[Required task]
Give the lines of the material verbatim, from the first line to the line with "import * as", including both.

[Source excerpt]
------------------------------------------------
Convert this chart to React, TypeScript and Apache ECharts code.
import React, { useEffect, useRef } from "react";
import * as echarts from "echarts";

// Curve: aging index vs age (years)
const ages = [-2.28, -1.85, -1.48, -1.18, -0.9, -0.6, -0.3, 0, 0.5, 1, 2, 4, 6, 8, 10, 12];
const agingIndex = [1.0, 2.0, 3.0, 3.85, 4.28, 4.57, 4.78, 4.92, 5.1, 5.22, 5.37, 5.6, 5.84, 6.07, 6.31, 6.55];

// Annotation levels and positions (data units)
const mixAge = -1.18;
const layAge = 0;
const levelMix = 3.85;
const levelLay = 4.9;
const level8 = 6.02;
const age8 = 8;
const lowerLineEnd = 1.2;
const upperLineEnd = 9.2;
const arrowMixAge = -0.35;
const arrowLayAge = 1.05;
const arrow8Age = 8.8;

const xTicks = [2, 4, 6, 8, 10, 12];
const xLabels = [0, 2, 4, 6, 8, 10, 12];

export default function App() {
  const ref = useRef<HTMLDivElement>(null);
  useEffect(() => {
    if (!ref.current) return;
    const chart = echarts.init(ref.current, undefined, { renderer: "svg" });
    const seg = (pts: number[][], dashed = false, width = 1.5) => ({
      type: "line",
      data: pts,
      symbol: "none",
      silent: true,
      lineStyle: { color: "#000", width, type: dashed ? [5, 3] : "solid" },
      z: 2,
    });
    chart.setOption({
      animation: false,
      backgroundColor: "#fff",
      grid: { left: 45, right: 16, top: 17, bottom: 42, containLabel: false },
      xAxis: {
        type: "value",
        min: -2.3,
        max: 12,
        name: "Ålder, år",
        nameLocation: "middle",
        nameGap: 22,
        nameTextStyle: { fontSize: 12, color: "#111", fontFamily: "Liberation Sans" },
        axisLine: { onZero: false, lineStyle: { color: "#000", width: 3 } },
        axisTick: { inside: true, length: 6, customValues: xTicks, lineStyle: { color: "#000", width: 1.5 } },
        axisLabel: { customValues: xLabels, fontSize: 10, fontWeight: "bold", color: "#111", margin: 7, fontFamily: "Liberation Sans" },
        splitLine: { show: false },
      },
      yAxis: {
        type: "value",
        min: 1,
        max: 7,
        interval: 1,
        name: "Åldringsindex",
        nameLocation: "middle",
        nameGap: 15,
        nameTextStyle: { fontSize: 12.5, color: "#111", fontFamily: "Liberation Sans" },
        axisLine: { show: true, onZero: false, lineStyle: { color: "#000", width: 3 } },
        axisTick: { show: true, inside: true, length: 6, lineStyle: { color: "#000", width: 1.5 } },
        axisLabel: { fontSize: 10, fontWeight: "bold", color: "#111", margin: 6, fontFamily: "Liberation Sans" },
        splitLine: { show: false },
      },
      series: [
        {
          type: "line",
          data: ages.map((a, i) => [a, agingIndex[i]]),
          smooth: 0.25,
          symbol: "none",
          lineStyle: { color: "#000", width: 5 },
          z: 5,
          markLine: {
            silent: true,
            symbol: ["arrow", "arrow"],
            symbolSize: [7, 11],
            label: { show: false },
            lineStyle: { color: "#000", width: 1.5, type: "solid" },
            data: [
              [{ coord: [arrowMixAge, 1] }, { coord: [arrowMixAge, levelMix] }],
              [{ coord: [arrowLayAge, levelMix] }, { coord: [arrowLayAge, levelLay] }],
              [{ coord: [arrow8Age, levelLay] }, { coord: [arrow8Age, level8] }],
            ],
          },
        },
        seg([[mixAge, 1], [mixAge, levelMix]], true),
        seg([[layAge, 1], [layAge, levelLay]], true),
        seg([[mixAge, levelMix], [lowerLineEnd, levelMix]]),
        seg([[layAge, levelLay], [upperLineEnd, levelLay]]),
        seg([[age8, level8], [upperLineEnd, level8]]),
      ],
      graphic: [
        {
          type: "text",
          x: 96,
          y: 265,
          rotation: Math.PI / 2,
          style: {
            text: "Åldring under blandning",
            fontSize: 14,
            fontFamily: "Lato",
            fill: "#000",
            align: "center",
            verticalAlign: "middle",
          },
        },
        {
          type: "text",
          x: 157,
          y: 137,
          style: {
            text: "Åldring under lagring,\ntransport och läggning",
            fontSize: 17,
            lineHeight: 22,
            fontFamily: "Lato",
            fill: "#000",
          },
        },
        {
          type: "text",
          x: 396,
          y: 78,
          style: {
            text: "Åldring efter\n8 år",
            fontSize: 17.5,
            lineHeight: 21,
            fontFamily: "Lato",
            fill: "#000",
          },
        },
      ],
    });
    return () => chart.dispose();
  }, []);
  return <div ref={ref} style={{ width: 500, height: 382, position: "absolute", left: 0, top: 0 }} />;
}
------------------------------------------------
[Complete response]
Convert this chart to React, TypeScript and Apache ECharts code.
import React, { useEffect, useRef } from "react";
import * as echarts from "echarts";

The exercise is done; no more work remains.